- Aim
Under this line sits a listing. Repeat exactly and only its lines from the one holding "What matplotlib code" through the one holding "from matplotlib.patches import Patch, Polygon"; skip pictures.

::: Supplied entries

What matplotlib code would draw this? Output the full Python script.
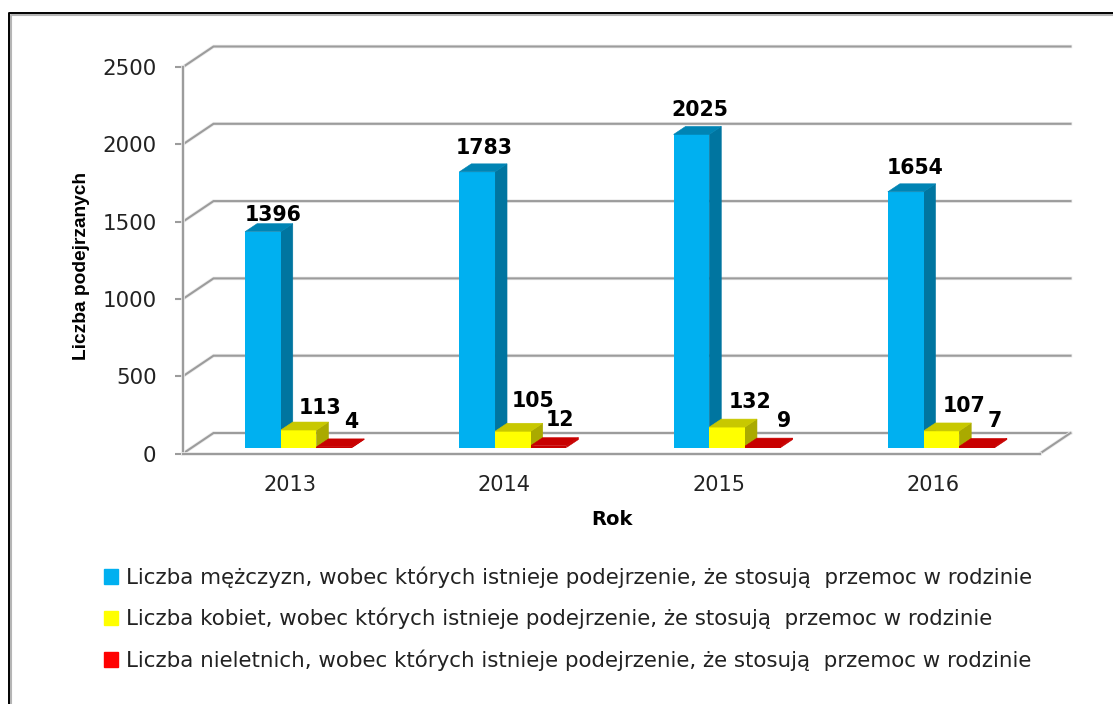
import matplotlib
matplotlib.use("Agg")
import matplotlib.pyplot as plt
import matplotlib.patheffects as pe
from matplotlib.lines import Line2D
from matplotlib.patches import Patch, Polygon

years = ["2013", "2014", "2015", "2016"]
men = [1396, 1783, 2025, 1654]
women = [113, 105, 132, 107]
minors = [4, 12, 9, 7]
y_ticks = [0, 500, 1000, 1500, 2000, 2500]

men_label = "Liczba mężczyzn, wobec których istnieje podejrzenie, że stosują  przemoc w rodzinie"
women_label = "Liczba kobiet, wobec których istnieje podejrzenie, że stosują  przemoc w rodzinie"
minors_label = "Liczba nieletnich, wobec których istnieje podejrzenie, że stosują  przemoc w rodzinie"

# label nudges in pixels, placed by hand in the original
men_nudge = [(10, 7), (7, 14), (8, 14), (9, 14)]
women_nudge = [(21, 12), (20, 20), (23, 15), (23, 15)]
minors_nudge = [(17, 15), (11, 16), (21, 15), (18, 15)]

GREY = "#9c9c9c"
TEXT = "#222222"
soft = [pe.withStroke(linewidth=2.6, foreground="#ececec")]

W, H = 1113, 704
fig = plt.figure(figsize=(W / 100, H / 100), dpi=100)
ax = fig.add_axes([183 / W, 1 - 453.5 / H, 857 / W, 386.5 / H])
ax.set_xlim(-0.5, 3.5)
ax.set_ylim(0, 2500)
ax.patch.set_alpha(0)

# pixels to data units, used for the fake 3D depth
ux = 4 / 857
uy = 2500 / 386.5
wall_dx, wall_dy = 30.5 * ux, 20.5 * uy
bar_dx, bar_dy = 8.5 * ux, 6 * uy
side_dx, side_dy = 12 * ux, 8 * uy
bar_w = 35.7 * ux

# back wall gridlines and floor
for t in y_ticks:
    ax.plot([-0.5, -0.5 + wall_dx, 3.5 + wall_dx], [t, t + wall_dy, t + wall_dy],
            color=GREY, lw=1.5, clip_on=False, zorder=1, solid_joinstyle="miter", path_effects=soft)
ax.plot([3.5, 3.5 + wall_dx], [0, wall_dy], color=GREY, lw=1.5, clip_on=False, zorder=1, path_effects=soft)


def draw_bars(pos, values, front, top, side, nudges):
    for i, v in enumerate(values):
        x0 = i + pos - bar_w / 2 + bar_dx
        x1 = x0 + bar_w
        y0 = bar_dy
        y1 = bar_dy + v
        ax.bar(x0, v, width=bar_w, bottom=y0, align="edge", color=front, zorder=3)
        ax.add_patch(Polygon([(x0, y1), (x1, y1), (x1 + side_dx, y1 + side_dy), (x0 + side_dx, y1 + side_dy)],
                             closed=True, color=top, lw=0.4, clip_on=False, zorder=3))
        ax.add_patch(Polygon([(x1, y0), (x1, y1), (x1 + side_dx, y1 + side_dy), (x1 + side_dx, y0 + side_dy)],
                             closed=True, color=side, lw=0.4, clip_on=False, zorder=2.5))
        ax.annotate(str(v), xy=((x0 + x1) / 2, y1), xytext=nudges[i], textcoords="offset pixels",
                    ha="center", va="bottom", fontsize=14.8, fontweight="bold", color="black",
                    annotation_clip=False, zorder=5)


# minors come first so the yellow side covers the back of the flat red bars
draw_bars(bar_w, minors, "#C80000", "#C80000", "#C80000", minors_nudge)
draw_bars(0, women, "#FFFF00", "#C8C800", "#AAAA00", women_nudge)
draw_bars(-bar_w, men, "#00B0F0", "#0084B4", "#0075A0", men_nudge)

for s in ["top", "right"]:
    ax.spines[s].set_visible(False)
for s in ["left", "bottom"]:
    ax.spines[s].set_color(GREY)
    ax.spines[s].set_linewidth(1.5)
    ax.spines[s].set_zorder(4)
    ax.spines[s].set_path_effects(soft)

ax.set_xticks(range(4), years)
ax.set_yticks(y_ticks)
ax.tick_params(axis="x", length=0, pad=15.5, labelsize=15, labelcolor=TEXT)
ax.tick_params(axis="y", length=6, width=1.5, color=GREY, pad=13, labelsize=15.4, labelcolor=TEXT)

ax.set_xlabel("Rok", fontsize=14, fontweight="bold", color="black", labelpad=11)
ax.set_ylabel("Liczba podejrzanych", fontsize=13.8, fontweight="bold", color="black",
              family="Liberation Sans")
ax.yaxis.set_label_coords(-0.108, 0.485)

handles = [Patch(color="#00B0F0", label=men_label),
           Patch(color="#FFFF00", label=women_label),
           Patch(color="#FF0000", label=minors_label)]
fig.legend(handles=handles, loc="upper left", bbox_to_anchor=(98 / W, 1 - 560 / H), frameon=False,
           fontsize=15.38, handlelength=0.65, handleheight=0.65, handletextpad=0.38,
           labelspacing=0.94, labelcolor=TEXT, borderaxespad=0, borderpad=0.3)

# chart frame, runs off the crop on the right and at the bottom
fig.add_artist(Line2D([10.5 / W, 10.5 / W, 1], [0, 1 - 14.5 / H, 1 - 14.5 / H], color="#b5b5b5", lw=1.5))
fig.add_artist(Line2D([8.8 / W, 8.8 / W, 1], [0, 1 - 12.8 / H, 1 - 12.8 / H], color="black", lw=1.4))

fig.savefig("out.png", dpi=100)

::::::
::: Supplied entries

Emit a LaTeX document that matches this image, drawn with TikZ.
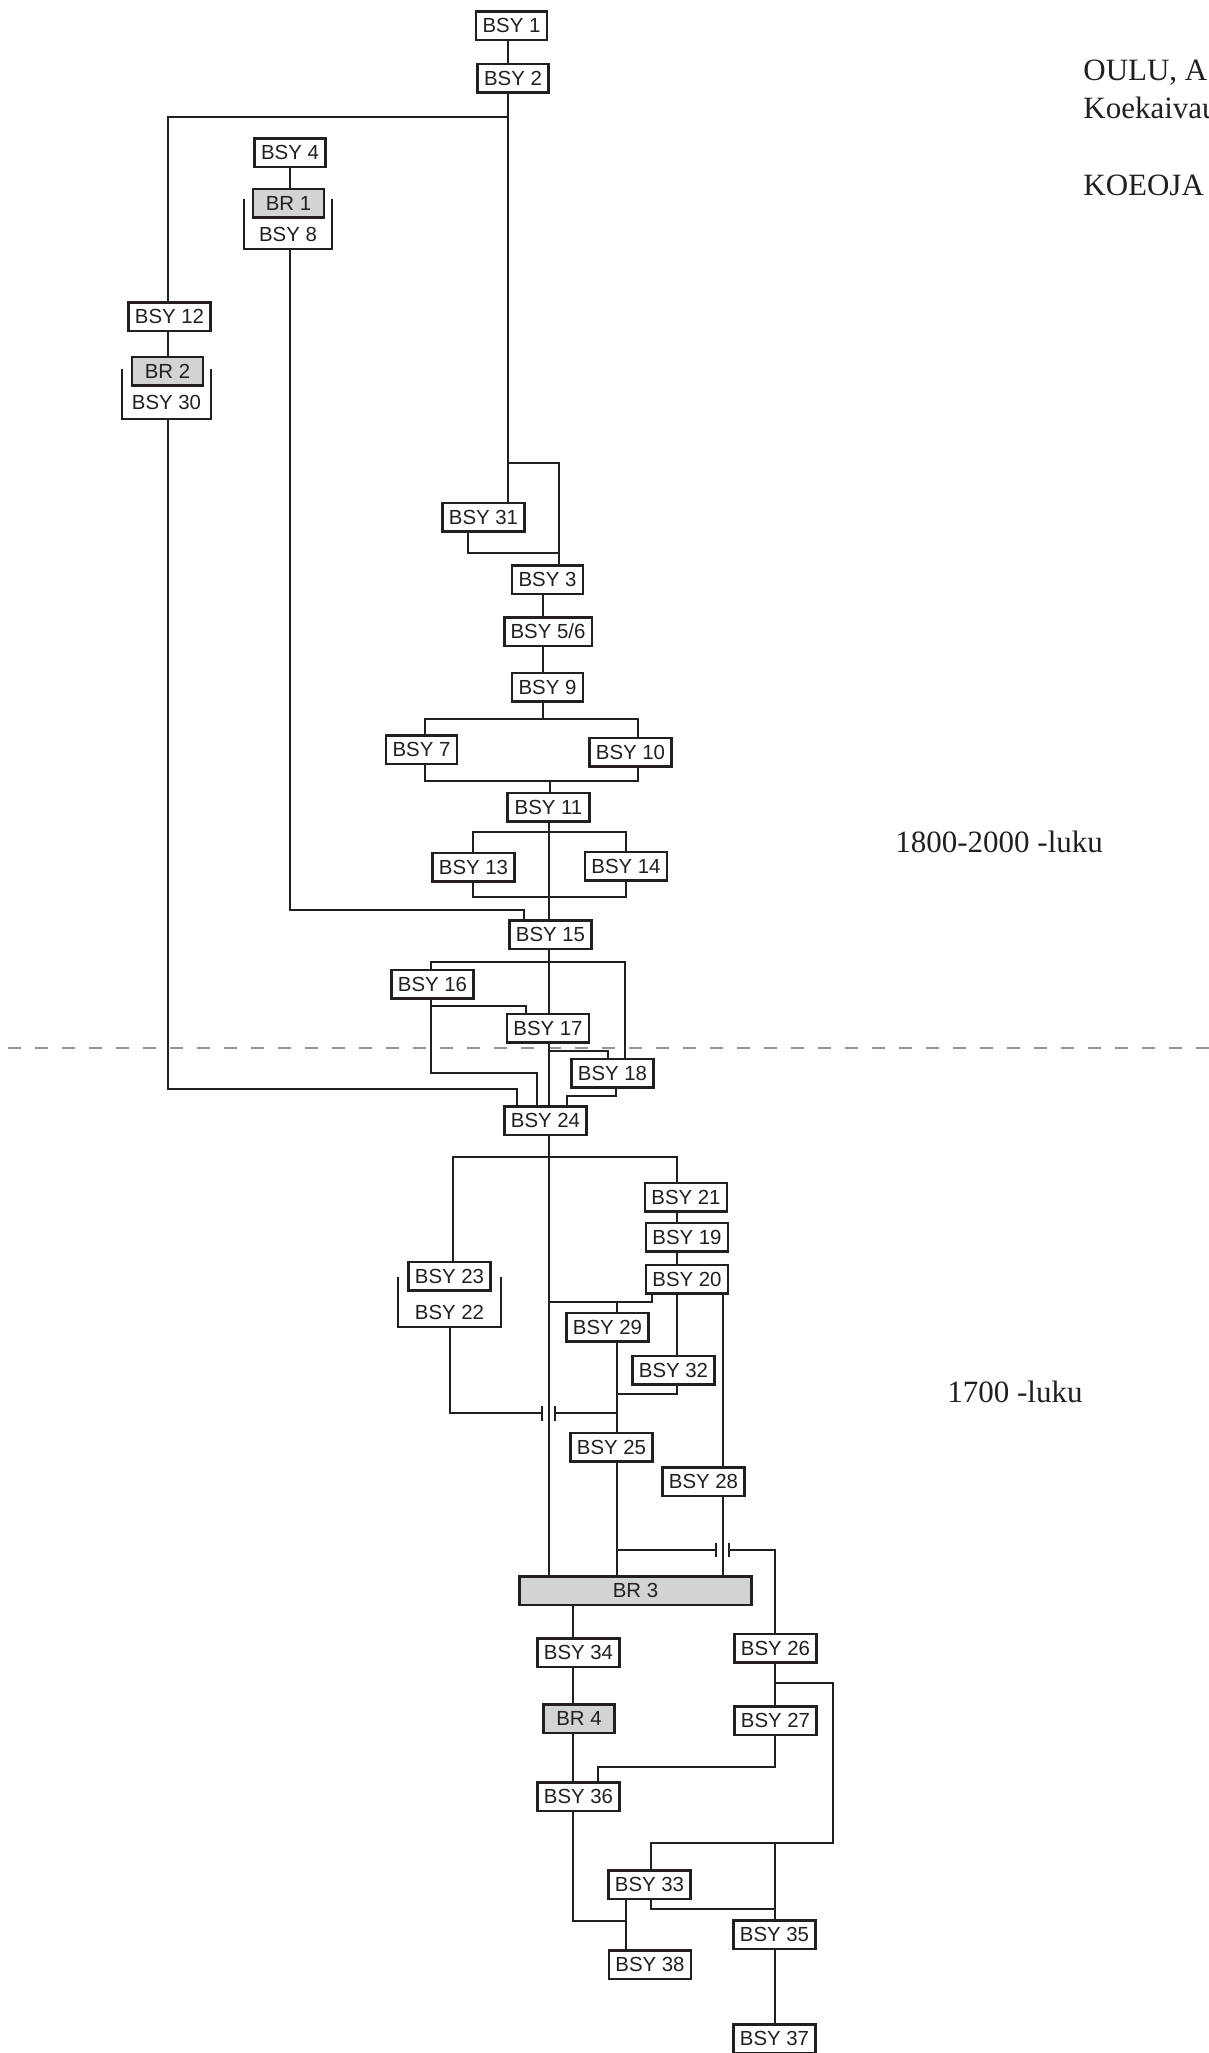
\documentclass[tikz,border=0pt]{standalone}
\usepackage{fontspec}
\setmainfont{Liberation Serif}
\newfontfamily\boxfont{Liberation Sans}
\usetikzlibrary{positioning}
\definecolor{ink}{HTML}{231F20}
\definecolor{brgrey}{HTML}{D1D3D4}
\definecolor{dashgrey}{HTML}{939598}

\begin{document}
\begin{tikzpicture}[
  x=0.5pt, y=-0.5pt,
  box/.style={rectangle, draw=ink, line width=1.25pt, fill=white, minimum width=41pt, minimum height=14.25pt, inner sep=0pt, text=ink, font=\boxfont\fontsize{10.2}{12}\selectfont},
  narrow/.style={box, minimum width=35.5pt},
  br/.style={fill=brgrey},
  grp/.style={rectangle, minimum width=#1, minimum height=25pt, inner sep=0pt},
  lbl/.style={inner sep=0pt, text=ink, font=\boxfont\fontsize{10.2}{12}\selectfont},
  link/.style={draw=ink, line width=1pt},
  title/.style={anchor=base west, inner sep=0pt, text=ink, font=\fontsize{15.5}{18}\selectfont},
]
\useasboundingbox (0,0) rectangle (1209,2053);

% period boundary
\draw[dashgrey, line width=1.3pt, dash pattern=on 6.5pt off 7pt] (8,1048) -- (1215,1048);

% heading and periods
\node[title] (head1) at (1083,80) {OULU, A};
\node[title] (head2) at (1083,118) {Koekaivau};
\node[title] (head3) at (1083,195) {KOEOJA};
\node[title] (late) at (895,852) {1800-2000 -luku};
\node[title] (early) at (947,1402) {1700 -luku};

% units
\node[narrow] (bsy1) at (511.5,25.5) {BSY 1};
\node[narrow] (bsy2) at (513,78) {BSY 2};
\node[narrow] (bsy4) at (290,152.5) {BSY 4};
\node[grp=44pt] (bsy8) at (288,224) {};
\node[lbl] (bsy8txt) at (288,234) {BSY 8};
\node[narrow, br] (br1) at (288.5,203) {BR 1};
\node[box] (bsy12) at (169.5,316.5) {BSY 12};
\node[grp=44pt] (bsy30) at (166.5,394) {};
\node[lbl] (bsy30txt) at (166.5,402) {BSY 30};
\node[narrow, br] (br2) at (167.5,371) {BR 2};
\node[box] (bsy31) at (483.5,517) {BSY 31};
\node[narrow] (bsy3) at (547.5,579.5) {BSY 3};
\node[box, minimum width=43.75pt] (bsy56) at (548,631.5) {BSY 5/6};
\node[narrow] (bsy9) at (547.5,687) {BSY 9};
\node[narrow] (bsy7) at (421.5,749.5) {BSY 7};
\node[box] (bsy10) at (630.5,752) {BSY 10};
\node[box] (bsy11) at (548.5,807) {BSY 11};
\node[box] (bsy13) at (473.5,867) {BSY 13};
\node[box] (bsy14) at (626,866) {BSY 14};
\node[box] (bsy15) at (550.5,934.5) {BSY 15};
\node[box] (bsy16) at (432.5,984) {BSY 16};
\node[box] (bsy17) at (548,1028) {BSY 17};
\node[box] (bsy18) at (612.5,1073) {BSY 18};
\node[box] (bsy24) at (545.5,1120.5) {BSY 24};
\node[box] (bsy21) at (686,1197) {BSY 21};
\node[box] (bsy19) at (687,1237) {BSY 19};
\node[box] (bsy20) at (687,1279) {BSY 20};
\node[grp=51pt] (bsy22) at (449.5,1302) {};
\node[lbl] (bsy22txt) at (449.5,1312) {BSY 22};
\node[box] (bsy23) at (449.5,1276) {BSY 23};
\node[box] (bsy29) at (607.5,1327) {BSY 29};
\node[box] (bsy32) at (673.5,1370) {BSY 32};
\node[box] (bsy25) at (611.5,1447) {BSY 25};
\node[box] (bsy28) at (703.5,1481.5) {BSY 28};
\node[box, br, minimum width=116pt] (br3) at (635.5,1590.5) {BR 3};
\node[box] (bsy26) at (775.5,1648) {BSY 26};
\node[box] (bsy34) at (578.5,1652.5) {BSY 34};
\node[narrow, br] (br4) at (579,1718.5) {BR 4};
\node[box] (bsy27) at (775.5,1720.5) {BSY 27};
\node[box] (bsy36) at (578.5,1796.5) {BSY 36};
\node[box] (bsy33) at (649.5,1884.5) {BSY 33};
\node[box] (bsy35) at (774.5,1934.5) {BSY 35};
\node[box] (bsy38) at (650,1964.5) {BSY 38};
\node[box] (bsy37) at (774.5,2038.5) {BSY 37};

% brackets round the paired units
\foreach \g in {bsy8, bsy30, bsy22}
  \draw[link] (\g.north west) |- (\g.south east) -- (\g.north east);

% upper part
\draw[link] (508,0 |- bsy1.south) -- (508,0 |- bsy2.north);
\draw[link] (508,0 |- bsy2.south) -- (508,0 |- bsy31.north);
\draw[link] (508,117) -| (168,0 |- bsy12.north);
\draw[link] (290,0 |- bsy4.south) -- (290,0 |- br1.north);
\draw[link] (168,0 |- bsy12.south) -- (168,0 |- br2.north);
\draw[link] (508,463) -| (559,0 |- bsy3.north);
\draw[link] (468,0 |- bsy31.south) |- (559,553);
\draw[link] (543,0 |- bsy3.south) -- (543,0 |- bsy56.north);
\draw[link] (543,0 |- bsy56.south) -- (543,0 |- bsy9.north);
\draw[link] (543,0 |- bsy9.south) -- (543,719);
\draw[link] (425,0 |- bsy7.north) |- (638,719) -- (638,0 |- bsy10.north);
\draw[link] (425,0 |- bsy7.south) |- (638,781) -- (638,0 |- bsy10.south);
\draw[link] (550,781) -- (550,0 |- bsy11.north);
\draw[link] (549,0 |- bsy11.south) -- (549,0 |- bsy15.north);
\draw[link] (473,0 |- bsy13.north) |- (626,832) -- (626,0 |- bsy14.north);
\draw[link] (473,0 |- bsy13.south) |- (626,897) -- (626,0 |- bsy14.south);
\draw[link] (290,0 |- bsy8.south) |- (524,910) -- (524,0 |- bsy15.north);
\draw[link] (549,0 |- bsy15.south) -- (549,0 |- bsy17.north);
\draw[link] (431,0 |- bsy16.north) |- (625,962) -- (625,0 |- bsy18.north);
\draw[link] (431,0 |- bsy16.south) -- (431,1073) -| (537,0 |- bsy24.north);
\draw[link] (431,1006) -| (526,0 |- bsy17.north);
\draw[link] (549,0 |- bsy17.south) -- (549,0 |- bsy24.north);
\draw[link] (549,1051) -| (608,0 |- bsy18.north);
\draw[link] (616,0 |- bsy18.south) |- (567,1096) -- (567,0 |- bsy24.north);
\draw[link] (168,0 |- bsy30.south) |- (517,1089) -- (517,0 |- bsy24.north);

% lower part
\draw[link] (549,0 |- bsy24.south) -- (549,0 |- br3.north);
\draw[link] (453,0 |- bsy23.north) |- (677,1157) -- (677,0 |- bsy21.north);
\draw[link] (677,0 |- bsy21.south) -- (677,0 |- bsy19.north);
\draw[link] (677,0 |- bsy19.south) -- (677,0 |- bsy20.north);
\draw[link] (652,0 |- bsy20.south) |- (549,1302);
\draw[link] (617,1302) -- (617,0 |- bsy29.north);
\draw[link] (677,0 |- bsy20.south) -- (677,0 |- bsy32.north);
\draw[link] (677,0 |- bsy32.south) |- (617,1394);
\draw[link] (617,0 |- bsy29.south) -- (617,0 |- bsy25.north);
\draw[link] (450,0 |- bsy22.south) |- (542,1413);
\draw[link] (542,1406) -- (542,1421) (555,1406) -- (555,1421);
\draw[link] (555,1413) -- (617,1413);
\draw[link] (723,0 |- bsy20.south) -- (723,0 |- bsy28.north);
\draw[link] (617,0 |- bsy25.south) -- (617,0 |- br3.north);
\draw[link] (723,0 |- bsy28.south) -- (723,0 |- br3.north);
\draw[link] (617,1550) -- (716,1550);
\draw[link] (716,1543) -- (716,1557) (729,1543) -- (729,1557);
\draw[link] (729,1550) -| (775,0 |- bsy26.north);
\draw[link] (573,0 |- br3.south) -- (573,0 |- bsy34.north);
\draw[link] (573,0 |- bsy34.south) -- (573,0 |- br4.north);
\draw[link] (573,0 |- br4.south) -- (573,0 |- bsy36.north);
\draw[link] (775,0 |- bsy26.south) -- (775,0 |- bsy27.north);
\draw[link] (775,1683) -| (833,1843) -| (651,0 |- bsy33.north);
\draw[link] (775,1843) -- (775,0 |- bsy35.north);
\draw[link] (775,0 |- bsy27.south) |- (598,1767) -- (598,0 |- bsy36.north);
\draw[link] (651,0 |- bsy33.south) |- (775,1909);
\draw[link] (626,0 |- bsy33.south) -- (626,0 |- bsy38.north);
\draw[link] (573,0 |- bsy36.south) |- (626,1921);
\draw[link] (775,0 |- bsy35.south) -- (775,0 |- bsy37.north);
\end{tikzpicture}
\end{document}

::::::

- Result
What matplotlib code would draw this? Output the full Python script.
import matplotlib
matplotlib.use("Agg")
import matplotlib.pyplot as plt
import matplotlib.patheffects as pe
from matplotlib.lines import Line2D
from matplotlib.patches import Patch, Polygon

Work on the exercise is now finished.